75-jarige Rotterdammers krijgen 'zorgbezoek'

Met onder meer jaarlijkse huisbezoeken aan mensen vanaf 75 jaar, wil de gemeente Rotterdam eenzaamheid bestrijden. Een digitaal signaleringssysteem moet ook nog eens voorkomen dat mensen met wie het slecht gaat onopgemerkt blijven.

Dat staat in het actieprogramma Voor Mekaar, dat zorgwethouder Hugo de Jonge (CDA) woensdag heeft gepresenteerd. In Rotterdam worden jaarlijks gemiddeld achttien mensen gevonden die minimaal twee weken dood in huis hebben gelegen.

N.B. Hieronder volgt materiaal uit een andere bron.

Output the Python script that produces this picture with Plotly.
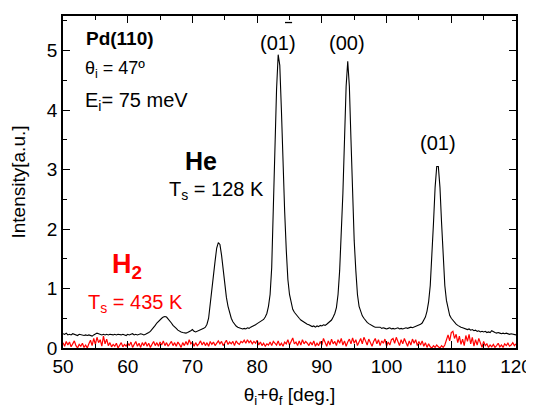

"Eén op de drie ouderen in Rotterdam zegt niet te weten wie hij om hulp moet vragen als er wat aan de hand is. Dat moeten we ons aantrekken. Omzien naar elkaar, even je buren helpen, horen weer de normaalste zaak van de wereld te zijn in Rotterdam. En als zij zorg nodig hebben, moeten we dat snel en goed regelen", aldus De Jonge.

De gemeente start volgend jaar in zes wijken met de huisbezoeken. Na 2016 krijgen 75-plussers in 21 wijken bezoek van een professional of een getrainde vrijwilliger. Die brengen de behoefte aan zorg in kaart.

Tegelijkertijd wil de gemeente vijftigduizend Rotterdammers benaderen voor vrijwilligerswerk. Het gaat om een groep die in een eerder onderzoek heeft aangegeven dat te willen doen. Alle mensen die 65 jaar worden, krijgen van de gemeente een informatiepakket met de oproep om vrijwilliger te worden. De gemeente zou graag zien dat 65-plussers actief blijven en hun talent en kennis voor de stad inzetten.

Via een digitaal signaleringssysteem moet sneller duidelijk worden dat het niet goed gaat met oudere mensen. "Daarvoor werken we aan een slimme koppeling van signalen uit verschillende bronnen, zoals woningcorporaties, huisartsen, energieleveranciers, het waterbedrijf en zorgverzekeraars. Als een aantal van deze bronnen iets ongewoons opvalt, krijgt de persoon bezoek van iemand uit het wijkteam."